====== Records for this exercise ======

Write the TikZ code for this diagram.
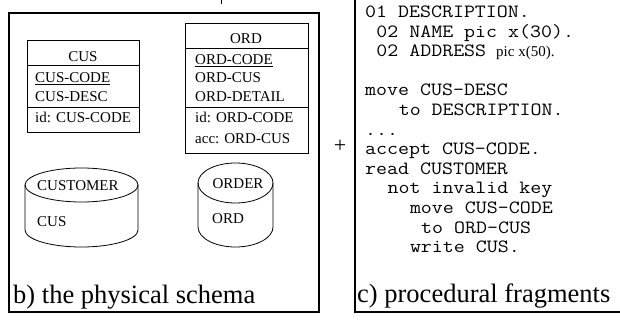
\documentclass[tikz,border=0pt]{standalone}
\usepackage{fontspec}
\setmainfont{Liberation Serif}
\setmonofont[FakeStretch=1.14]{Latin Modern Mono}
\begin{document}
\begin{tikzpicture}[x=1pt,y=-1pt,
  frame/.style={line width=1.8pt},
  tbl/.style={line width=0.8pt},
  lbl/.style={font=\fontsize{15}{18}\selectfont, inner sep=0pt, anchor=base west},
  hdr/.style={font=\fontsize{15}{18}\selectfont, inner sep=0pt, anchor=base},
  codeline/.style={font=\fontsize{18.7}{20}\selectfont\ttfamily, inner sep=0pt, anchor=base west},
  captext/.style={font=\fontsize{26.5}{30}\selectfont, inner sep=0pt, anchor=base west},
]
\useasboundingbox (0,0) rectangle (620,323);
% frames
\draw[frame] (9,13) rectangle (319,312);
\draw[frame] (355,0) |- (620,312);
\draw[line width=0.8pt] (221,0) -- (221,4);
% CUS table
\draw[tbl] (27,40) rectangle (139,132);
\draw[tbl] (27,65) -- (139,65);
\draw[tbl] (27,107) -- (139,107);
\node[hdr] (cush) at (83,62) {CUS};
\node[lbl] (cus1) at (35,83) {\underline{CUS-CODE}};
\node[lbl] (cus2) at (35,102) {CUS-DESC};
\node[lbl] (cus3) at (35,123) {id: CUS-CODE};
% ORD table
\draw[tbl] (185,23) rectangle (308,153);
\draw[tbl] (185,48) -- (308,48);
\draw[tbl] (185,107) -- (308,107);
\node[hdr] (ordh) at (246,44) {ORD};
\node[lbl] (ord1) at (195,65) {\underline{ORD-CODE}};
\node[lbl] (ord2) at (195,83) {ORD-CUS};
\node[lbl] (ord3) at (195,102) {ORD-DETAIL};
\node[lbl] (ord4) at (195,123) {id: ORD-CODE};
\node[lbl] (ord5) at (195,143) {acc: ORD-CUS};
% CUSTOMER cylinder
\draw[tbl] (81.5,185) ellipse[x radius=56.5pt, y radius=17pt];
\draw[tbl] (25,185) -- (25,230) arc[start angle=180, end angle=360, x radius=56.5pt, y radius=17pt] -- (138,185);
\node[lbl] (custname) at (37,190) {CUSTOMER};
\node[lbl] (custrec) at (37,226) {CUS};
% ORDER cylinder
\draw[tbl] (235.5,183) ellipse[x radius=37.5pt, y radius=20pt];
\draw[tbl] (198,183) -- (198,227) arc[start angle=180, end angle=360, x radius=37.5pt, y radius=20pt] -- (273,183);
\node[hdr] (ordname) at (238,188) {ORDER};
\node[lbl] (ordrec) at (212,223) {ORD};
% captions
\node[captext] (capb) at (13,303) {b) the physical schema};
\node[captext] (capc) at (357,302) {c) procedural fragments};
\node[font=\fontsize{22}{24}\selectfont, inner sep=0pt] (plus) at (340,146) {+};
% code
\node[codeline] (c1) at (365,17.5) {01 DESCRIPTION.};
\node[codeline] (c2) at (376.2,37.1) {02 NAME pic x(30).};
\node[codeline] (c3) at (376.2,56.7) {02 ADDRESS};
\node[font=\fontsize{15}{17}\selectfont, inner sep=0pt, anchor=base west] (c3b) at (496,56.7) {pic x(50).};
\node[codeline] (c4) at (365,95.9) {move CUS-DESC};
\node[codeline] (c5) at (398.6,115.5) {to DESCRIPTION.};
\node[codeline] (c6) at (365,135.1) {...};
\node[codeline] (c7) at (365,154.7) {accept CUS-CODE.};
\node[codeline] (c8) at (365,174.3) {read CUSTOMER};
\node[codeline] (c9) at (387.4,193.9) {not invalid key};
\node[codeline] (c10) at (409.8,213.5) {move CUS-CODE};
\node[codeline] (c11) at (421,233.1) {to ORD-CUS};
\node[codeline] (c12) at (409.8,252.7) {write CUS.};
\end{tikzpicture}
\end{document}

======
====== Records for this exercise ======

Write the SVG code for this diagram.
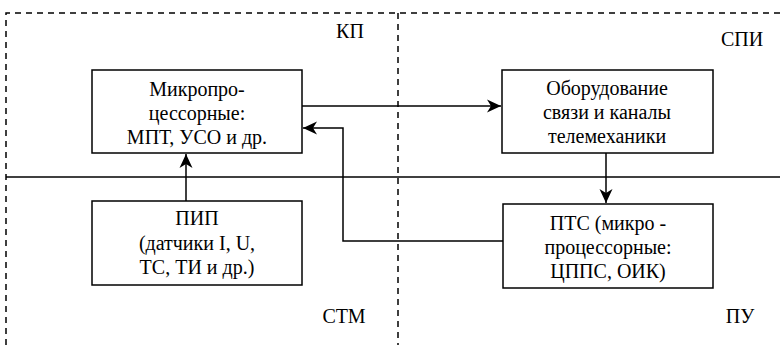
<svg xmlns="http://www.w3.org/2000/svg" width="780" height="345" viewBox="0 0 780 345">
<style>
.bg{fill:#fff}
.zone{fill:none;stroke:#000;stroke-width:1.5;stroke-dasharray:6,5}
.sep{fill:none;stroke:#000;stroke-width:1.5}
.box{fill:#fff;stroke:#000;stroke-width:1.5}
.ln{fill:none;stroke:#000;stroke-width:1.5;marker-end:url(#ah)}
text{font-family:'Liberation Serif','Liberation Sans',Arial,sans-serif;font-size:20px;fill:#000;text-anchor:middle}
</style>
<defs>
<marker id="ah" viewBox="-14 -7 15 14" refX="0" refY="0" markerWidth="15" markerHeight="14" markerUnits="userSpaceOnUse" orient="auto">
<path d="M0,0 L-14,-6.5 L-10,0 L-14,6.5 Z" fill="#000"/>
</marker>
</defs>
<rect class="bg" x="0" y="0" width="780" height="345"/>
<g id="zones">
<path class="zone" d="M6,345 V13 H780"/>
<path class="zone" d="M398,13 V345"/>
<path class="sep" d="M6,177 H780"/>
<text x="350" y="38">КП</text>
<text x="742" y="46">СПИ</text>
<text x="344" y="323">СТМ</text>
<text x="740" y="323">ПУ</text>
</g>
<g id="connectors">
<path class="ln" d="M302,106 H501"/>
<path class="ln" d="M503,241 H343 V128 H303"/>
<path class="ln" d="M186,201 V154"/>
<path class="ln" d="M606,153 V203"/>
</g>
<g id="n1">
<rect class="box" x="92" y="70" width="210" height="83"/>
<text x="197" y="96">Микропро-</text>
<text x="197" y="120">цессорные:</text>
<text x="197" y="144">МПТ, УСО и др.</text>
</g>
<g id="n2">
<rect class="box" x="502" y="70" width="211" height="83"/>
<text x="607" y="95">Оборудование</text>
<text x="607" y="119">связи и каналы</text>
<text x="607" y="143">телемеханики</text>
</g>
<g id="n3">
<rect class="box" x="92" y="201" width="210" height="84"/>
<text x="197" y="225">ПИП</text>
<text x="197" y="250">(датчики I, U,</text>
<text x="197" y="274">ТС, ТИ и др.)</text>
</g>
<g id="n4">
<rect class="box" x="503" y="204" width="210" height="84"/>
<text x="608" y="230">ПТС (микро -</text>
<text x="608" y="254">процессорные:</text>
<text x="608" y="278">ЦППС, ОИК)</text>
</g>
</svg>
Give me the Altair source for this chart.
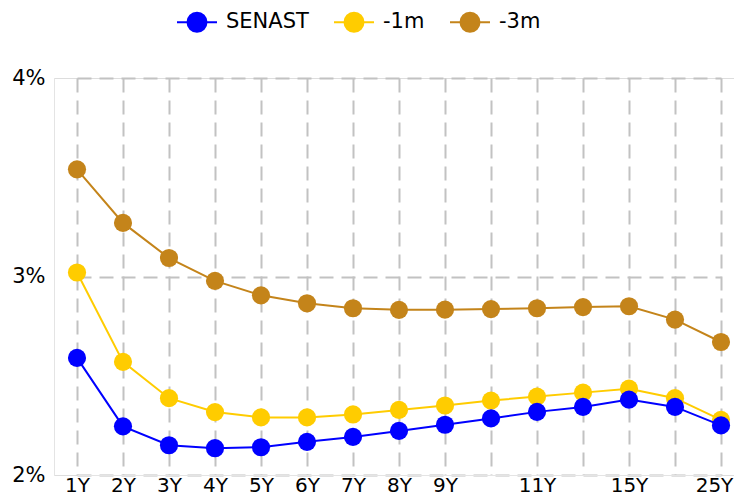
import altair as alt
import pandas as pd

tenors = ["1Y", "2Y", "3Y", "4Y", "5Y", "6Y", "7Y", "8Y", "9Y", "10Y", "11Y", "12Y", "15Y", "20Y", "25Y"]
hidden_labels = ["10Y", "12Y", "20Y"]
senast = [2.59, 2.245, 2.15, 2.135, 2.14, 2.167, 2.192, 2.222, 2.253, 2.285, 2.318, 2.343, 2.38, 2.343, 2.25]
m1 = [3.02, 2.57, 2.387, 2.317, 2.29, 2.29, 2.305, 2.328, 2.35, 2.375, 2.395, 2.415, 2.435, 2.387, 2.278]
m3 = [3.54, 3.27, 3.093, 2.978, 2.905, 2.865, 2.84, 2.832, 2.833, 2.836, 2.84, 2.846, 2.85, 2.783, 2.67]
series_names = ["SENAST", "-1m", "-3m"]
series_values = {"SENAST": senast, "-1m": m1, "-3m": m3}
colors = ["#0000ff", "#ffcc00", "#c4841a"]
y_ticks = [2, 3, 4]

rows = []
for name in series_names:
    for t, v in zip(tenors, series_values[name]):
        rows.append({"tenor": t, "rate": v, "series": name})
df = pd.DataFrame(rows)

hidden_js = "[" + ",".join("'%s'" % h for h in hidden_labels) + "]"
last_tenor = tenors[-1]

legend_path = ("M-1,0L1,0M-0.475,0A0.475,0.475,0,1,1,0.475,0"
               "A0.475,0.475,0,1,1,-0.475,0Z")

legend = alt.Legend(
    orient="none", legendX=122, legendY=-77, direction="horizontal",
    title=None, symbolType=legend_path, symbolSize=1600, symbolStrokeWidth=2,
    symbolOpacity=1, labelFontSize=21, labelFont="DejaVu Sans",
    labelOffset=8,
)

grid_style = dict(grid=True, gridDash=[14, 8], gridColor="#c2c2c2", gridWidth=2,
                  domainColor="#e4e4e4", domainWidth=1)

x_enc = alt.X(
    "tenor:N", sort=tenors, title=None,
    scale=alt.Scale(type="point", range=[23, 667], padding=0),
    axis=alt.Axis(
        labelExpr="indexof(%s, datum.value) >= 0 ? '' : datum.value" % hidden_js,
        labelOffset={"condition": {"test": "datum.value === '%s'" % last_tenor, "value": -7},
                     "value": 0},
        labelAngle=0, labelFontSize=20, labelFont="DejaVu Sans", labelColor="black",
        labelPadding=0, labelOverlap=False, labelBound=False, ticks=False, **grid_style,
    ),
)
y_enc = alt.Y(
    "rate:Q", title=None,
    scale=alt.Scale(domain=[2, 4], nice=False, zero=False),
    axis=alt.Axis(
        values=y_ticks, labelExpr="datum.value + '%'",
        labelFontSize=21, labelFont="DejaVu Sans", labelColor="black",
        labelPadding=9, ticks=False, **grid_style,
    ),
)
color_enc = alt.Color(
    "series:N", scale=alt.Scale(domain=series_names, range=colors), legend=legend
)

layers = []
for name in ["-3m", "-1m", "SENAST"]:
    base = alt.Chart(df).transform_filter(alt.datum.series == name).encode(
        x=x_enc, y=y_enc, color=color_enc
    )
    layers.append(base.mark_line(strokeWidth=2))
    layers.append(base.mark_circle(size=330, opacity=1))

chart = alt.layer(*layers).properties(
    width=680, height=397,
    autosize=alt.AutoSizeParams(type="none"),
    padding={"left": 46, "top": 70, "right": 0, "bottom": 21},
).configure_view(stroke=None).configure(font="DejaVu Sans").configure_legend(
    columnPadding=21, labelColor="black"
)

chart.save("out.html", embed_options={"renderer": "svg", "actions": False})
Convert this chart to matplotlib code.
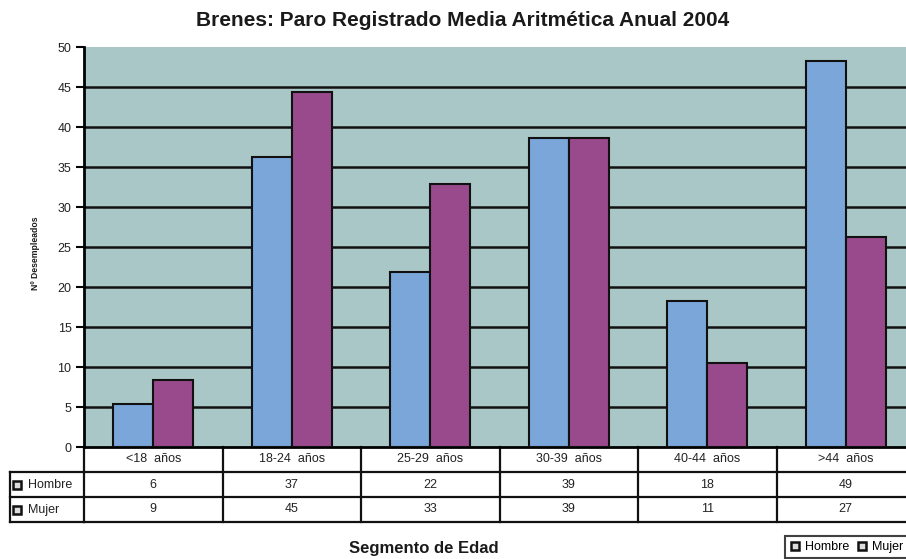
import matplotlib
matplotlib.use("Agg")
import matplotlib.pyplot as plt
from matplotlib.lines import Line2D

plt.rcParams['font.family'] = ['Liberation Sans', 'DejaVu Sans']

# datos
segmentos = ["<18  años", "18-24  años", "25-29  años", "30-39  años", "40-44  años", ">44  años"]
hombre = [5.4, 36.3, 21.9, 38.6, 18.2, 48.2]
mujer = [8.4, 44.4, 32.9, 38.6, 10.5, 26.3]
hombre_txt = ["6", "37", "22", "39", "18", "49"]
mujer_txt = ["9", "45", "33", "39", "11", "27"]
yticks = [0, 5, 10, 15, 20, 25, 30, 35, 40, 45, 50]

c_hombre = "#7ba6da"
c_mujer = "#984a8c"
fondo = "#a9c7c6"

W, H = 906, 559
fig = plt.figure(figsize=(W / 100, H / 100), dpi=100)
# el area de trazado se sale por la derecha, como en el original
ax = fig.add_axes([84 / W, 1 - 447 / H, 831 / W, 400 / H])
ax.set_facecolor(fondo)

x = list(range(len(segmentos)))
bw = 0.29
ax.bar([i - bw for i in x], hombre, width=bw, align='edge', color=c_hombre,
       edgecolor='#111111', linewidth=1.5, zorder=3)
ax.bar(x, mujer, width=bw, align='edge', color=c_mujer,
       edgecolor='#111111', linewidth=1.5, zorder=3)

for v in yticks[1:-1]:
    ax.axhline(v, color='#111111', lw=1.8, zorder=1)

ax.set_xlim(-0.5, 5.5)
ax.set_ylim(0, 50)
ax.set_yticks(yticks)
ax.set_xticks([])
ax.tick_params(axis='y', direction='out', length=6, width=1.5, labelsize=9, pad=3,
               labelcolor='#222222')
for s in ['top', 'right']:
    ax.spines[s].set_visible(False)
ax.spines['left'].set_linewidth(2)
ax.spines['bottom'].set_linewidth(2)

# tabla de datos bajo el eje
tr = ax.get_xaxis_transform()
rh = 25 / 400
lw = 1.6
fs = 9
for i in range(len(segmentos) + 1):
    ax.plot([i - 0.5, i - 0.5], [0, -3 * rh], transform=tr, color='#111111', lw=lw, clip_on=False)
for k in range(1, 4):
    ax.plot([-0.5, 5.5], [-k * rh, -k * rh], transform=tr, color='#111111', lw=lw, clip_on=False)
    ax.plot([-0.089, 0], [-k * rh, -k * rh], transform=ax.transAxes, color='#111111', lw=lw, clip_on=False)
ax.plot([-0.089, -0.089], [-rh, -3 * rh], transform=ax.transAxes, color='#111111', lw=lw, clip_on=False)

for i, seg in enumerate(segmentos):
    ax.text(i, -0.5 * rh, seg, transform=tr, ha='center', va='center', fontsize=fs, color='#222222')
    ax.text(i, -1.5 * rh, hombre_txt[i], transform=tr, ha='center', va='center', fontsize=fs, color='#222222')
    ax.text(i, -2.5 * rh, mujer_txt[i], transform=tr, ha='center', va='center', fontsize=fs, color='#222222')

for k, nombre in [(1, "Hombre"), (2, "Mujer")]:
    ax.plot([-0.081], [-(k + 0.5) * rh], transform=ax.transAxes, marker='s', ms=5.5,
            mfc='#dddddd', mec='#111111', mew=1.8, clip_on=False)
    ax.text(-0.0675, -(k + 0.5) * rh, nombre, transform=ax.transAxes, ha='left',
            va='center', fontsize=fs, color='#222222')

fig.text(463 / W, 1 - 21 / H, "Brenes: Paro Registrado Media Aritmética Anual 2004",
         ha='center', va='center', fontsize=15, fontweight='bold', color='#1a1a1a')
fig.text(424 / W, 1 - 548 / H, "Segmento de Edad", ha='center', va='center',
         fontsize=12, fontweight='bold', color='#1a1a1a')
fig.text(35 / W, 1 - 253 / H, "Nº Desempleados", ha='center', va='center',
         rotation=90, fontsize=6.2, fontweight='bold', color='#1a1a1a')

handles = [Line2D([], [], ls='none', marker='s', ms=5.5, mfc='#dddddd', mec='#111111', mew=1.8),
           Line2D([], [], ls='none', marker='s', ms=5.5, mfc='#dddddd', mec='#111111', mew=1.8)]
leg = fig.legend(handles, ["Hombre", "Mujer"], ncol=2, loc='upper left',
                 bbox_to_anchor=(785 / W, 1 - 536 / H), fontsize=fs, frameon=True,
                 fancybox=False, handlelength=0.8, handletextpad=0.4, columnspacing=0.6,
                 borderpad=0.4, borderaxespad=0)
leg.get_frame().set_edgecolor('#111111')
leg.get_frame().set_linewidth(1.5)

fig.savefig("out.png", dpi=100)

======
====== Records for this exercise ======

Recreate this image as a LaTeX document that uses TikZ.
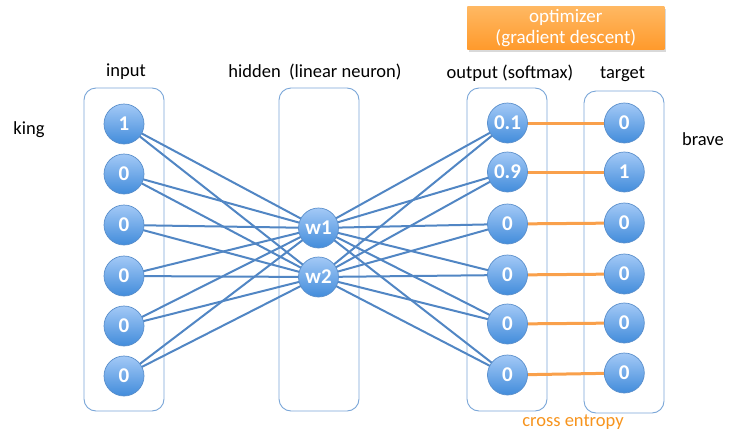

======

Goal:
Skip the pictures. Set down only the lines from the one containing "Write the SVG code for this diagram." through the one containing "import pandas as pd", exactly as they appear, ends included.

Result below:
Write the SVG code for this diagram.
<svg xmlns="http://www.w3.org/2000/svg" width="780" height="345" viewBox="0 0 780 345">
<style>
.bg{fill:#fff}
.zone{fill:none;stroke:#000;stroke-width:1.5;stroke-dasharray:6,5}
.sep{fill:none;stroke:#000;stroke-width:1.5}
.box{fill:#fff;stroke:#000;stroke-width:1.5}
.ln{fill:none;stroke:#000;stroke-width:1.5;marker-end:url(#ah)}
text{font-family:'Liberation Serif','Liberation Sans',Arial,sans-serif;font-size:20px;fill:#000;text-anchor:middle}
</style>
<defs>
<marker id="ah" viewBox="-14 -7 15 14" refX="0" refY="0" markerWidth="15" markerHeight="14" markerUnits="userSpaceOnUse" orient="auto">
<path d="M0,0 L-14,-6.5 L-10,0 L-14,6.5 Z" fill="#000"/>
</marker>
</defs>
<rect class="bg" x="0" y="0" width="780" height="345"/>
<g id="zones">
<path class="zone" d="M6,345 V13 H780"/>
<path class="zone" d="M398,13 V345"/>
<path class="sep" d="M6,177 H780"/>
<text x="350" y="38">КП</text>
<text x="742" y="46">СПИ</text>
<text x="344" y="323">СТМ</text>
<text x="740" y="323">ПУ</text>
</g>
<g id="connectors">
<path class="ln" d="M302,106 H501"/>
<path class="ln" d="M503,241 H343 V128 H303"/>
<path class="ln" d="M186,201 V154"/>
<path class="ln" d="M606,153 V203"/>
</g>
<g id="n1">
<rect class="box" x="92" y="70" width="210" height="83"/>
<text x="197" y="96">Микропро-</text>
<text x="197" y="120">цессорные:</text>
<text x="197" y="144">МПТ, УСО и др.</text>
</g>
<g id="n2">
<rect class="box" x="502" y="70" width="211" height="83"/>
<text x="607" y="95">Оборудование</text>
<text x="607" y="119">связи и каналы</text>
<text x="607" y="143">телемеханики</text>
</g>
<g id="n3">
<rect class="box" x="92" y="201" width="210" height="84"/>
<text x="197" y="225">ПИП</text>
<text x="197" y="250">(датчики I, U,</text>
<text x="197" y="274">ТС, ТИ и др.)</text>
</g>
<g id="n4">
<rect class="box" x="503" y="204" width="210" height="84"/>
<text x="608" y="230">ПТС (микро -</text>
<text x="608" y="254">процессорные:</text>
<text x="608" y="278">ЦППС, ОИК)</text>
</g>
</svg>
Give me the Altair source for this chart.
import altair as alt
import pandas as pd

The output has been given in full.